Some readers may have already seen Benjamin Kunkel's essay in the Sunday Book Review (bugmenot), in which he writes, among other things:
What Thoreau has to overcome during his time in the woods is not a lapse in mental health. His great problem is to escape the mental health of his neighbors, their collection-plate opinions, their studious repetition of gossip. Thoreau isn't against self-esteem (he admires a friend who has learned to "treat himself with ever increasing respect"); but his main task is to lose his esteem for society in which "trade curses everything it handles" and the singular natural resource of time is wasted in barren productivity. Maybe he had vices out there in the woods, but that's not his concern, or ours. The overwhelming impression is of his philosophical ardor, which he tries to fuse with his practical ardor. There's not a note in the book of self-pity, or nostalgia. And why did he quit his cabin in the end? "It seemed to me that I had several more lives to live." This accent of futurity is missing among contemporary memoirists. They sigh over their past woes; sigh with relief now that they're better; or sigh the long sighs of nostalgia.
(emphasis added)
Indeed, and not just among contemporary memoirists, but also American Presidents.
Anyway, I would like to concur with Marco Roth (another editor of n+1), that in the current marketplace of literature's ongoing infantilization, the legacy of the "heroic reader" may be one thing we can not afford to let alone.

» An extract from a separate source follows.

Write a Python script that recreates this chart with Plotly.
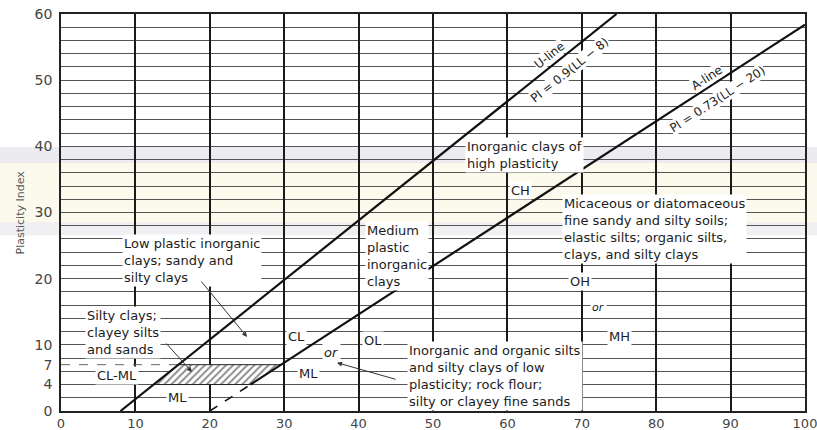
import plotly.graph_objects as go

# ---------------- data ----------------
U_SLOPE, U_SHIFT = 0.9, 8      # U-line: PI = 0.9(LL - 8)
A_SLOPE, A_SHIFT = 0.73, 20    # A-line: PI = 0.73(LL - 20)
LL_RANGE = [0, 100]
PI_RANGE = [0, 60]
CLML_PI = [4, 7]               # CL-ML hatched band limits
X_TICKS = [0, 10, 20, 30, 40, 50, 60, 70, 80, 90, 100]
Y_TICKS = [0, 4, 7, 10, 20, 30, 40, 50, 60]
Y_TITLE = "Plasticity Index"

ZONE_TEXT = [
    "Low plastic inorganic<br>clays; sandy and<br>silty clays",
    "Silty clays;<br>clayey silts<br>and sands",
    "CL-ML", "ML", "CL", "or", "ML", "OL",
    "Inorganic and organic silts<br>and silty clays of low<br>plasticity; rock flour;<br>silty or clayey fine sands",
    "Medium<br>plastic<br>inorganic<br>clays",
    "Inorganic clays of<br>high plasticity",
    "CH",
    "Micaceous or diatomaceous<br>fine sandy and silty soils;<br>elastic silts; organic silts,<br>clays, and silty clays",
    "OH", "or", "MH",
]
U_TEXT = ["U-line", "PI = 0.9(LL \u2212 8)"]
A_TEXT = ["A-line", "PI = 0.73(LL \u2212 20)"]


def ll_u(pi):
    return U_SHIFT + pi / U_SLOPE


def ll_a(pi):
    return A_SHIFT + pi / A_SLOPE


def pi_a(ll):
    return A_SLOPE * (ll - A_SHIFT)


# ---------------- layout / style (positions kept separate) ----------------
FONT = "DejaVu Sans"
TXT = "#1c1c1c"
# (x, y, xanchor, size, italic)
ZONE_POS = [
    (8.2, 22.8, "left", 13, False),
    (3.2, 11.9, "left", 13, False),
    (7.5, 5.4, "center", 13, False),
    (15.6, 2.0, "center", 13, False),
    (31.6, 11.2, "center", 13, False),
    (36.4, 8.9, "center", 13, True),
    (33.3, 5.7, "center", 13, False),
    (41.9, 10.6, "center", 13, False),
    (46.5, 5.3, "left", 13, False),
    (40.9, 23.4, "left", 13, False),
    (54.3, 38.7, "left", 13, False),
    (61.7, 33.4, "center", 13, False),
    (67.3, 27.5, "left", 13, False),
    (69.8, 19.5, "center", 13, False),
    (72.2, 15.6, "center", 11, True),
    (75.0, 11.2, "center", 13, False),
]
U_POS = [(65.7, 53.8), (68.4, 51.5)]
A_POS = [(86.8, 50.3), (88.3, 47.15)]
U_ANGLE = -38.7
A_ANGLE = -33.0
# arrows: head (x, y) data, tail offset (ax, ay) pixels
ARROWS = [((25.0, 11.2), (-47, -57)),
          ((17.6, 5.9), (-27, -30)),
          ((37.1, 7.3), (60, 17))]
# faint scanned-page tint bands (paper y ranges, colour)
TINT_BANDS = [((0.625, 0.665), "#ececf0"),
              ((0.476, 0.625), "#fbfaec"),
              ((0.443, 0.476), "#f0f0f2")]

fig = go.Figure()

# CL-ML hatched band
lo, hi = CLML_PI
fig.add_trace(go.Scatter(
    x=[ll_u(lo), ll_a(lo), ll_a(hi), ll_u(hi), ll_u(lo)],
    y=[lo, lo, hi, hi, lo],
    mode="lines", fill="toself",
    fillpattern=dict(shape="/", fgcolor="#1a1a1a", bgcolor="white", size=5, solidity=0.4),
    line=dict(color="#222222", width=1), hoverinfo="skip", showlegend=False))

# dashed line at PI = 7 up to the U-line
fig.add_trace(go.Scatter(
    x=[LL_RANGE[0], ll_u(hi)], y=[hi, hi], mode="lines",
    line=dict(color="#666666", width=1, dash="dash"), hoverinfo="skip", showlegend=False))

# U-line
fig.add_trace(go.Scatter(
    x=[ll_u(PI_RANGE[0]), ll_u(PI_RANGE[1])], y=[PI_RANGE[0], PI_RANGE[1]],
    mode="lines", line=dict(color="#111111", width=2.2), hoverinfo="skip", showlegend=False))

# A-line (solid above PI=4, dashed below)
fig.add_trace(go.Scatter(
    x=[ll_a(lo), LL_RANGE[1]], y=[lo, pi_a(LL_RANGE[1])],
    mode="lines", line=dict(color="#111111", width=2.2), hoverinfo="skip", showlegend=False))
fig.add_trace(go.Scatter(
    x=[ll_a(0), ll_a(lo)], y=[0, lo],
    mode="lines", line=dict(color="#111111", width=1.6, dash="dash"), hoverinfo="skip", showlegend=False))

anns = []
for t, (x, y, xa, s, it) in zip(ZONE_TEXT, ZONE_POS):
    anns.append(dict(x=x, y=y, text=t, showarrow=False, xanchor=xa, yanchor="middle",
                     align="left", bgcolor="white", borderpad=1,
                     font=dict(family=FONT, size=s, color=TXT, style="italic" if it else "normal")))
for t, (x, y) in zip(U_TEXT, U_POS):
    anns.append(dict(x=x, y=y, text=t, showarrow=False, textangle=U_ANGLE,
                     bgcolor="white", borderpad=0,
                     font=dict(family=FONT, size=12, color=TXT)))
for t, (x, y) in zip(A_TEXT, A_POS):
    anns.append(dict(x=x, y=y, text=t, showarrow=False, textangle=A_ANGLE,
                     bgcolor="white", borderpad=0,
                     font=dict(family=FONT, size=12, color=TXT)))
for (hx, hy), (ax, ay) in ARROWS:
    anns.append(dict(x=hx, y=hy, ax=ax, ay=ay, text="", showarrow=True,
                     arrowhead=2, arrowsize=1, arrowwidth=1, arrowcolor="#333333"))
anns.append(dict(xref="paper", yref="paper", x=0, y=0.5, xshift=-41, text=Y_TITLE,
                 showarrow=False, textangle=-90, xanchor="center", yanchor="middle",
                 font=dict(family=FONT, size=11, color="#555555")))

shapes = [dict(type="rect", xref="paper", yref="paper", x0=-0.09, x1=1.02, y0=y0, y1=y1,
               fillcolor=c, line=dict(width=0), layer="below")
          for (y0, y1), c in TINT_BANDS]

fig.update_layout(
    width=817, height=430,
    margin=dict(l=61, r=12, t=14, b=19, autoexpand=False),
    paper_bgcolor="white", plot_bgcolor="rgba(0,0,0,0)",
    showlegend=False,
    annotations=anns,
    shapes=shapes,
    xaxis=dict(range=LL_RANGE, tickmode="array", tickvals=X_TICKS, automargin=False,
               showgrid=True, gridcolor="#1a1a1a", gridwidth=1.5,
               showline=True, linecolor="#222222", linewidth=1.5, mirror=True,
               zeroline=False, ticks="", ticklabelstandoff=0, ticklabeloverflow="allow",
               tickfont=dict(family=FONT, size=13, color="#444444")),
    yaxis=dict(range=PI_RANGE, tickmode="array", tickvals=Y_TICKS, automargin=False,
               showgrid=False,
               minor=dict(dtick=2, tick0=0, showgrid=True, gridcolor="#555555", gridwidth=1, ticks=""),
               showline=True, linecolor="#222222", linewidth=1.5, mirror=True,
               zeroline=False, ticks="", ticklabelstandoff=4, ticklabeloverflow="allow",
               tickfont=dict(family=FONT, size=14, color="#444444")),
)

# remove the default 8px page margin so the figure fills the window exactly
fig.write_html("out.html",
               config={"displayModeBar": False},
               post_script="document.body.style.margin='0';document.body.style.overflow='hidden';")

The paradox of the heroic reader is that she must actively distance herself from the sick world. She must submerge herself, one might say, in the very limitless task, in the important and arresting and non-trivial stakes of reading, with all the terror–indeed, potential madness–this implies, but significantly in order to then re-enter society with both sincerity and sympathy, and with an attention–dare we call it philosophical–to living (zoe!) as opposed to mere endurance of the "safe" thrills of organized spectacle or pre-packaged experience.